____ Records for the exercise

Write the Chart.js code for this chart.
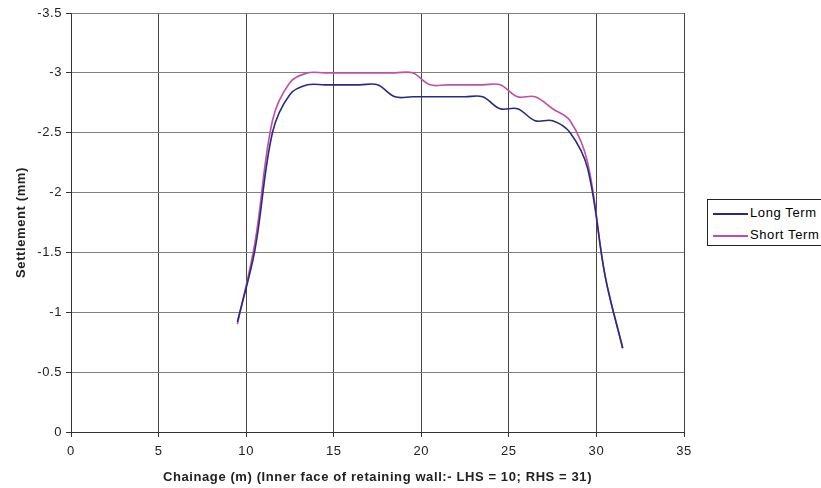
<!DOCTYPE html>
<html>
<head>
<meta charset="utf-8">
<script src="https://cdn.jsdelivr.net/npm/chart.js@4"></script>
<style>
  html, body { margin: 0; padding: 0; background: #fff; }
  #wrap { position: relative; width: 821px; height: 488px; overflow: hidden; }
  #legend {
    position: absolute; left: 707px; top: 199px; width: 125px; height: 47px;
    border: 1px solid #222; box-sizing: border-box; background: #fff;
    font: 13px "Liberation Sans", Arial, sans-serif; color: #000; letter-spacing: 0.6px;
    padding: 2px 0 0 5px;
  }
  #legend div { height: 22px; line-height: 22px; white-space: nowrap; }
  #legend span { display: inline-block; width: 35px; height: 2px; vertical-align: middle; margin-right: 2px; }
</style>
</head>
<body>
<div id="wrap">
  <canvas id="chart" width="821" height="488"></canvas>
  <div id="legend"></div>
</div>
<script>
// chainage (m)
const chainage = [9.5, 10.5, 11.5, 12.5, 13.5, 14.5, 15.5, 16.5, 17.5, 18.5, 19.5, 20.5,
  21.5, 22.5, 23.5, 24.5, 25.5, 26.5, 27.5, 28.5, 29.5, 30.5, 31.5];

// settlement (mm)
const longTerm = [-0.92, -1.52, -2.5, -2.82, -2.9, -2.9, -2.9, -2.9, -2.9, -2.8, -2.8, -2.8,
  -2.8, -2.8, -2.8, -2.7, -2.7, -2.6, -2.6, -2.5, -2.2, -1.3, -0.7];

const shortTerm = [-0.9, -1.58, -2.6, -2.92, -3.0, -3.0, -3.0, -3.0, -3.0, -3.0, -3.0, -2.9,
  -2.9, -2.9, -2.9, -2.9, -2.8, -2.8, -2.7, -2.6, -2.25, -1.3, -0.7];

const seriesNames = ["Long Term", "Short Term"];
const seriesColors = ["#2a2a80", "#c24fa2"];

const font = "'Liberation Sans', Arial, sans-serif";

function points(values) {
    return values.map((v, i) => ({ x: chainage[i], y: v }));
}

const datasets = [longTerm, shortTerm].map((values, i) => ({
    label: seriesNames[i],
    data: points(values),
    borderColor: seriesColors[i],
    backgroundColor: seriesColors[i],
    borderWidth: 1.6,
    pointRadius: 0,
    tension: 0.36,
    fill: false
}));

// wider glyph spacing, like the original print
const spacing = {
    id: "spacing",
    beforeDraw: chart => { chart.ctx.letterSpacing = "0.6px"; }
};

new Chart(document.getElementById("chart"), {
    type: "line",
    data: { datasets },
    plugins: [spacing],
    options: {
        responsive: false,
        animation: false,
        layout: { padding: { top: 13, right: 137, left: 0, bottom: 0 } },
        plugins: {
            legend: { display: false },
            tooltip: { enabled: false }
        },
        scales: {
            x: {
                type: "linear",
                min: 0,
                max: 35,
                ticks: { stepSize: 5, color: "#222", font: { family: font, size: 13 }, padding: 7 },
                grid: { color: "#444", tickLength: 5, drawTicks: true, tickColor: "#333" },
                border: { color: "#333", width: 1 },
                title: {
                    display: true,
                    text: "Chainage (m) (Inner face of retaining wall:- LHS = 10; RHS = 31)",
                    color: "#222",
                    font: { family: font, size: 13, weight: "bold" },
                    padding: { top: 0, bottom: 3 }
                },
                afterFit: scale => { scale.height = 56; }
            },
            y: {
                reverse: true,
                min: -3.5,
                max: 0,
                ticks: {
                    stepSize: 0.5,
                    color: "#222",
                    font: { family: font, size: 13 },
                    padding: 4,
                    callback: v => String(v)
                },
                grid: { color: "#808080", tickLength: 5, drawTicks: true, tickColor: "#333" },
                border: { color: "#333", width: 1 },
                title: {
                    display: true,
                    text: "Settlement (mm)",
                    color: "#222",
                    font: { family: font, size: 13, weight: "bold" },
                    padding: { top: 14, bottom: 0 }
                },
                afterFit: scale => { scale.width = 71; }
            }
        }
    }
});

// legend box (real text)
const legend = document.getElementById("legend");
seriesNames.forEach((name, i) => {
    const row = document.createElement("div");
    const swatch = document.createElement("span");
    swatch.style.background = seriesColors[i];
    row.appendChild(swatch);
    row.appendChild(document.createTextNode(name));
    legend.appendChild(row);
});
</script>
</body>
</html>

________
____ Records for the exercise

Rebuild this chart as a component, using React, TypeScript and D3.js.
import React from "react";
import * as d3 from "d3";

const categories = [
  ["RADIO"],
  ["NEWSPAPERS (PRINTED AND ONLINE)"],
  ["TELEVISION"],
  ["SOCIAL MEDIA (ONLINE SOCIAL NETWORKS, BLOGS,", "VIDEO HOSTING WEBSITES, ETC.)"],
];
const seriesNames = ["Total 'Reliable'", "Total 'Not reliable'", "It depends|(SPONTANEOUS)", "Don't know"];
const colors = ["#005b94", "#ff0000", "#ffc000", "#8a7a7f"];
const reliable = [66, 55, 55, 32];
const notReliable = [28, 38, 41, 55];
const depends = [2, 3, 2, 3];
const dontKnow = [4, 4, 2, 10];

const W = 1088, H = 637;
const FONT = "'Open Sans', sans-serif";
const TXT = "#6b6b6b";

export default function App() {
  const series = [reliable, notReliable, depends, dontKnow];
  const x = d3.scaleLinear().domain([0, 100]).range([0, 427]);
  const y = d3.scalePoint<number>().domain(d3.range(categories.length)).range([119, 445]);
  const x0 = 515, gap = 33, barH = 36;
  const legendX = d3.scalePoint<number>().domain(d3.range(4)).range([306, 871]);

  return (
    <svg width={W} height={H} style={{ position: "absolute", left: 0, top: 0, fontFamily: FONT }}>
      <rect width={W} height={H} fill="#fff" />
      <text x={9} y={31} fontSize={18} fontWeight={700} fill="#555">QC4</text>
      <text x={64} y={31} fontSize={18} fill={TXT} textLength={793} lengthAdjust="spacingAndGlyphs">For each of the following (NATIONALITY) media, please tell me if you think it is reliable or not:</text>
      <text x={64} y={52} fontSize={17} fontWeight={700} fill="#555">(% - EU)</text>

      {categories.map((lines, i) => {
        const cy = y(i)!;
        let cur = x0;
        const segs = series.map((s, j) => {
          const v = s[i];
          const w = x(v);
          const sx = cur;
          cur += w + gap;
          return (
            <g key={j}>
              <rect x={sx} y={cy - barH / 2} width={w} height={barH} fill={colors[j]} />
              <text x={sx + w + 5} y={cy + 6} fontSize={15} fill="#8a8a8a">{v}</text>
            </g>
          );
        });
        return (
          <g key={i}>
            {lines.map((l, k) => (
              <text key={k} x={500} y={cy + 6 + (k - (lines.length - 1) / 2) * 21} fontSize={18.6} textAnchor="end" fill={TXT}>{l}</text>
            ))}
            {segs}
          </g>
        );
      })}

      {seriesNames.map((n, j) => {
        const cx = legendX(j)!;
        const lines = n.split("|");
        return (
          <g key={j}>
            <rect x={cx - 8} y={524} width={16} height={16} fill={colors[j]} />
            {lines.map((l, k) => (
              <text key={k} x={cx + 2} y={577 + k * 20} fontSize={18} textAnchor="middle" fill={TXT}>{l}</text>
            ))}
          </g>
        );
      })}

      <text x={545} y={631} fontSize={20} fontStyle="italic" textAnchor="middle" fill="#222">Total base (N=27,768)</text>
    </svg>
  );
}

________

» **What is expected**
Identify and extract each line of the listing that contains "chart".

» **Response**
Write the Chart.js code for this chart.
<script src="https://cdn.jsdelivr.net/npm/chart.js@4"></script>
  <canvas id="chart" width="821" height="488"></canvas>
    beforeDraw: chart => { chart.ctx.letterSpacing = "0.6px"; }
new Chart(document.getElementById("chart"), {
Rebuild this chart as a component, using React, TypeScript and D3.js.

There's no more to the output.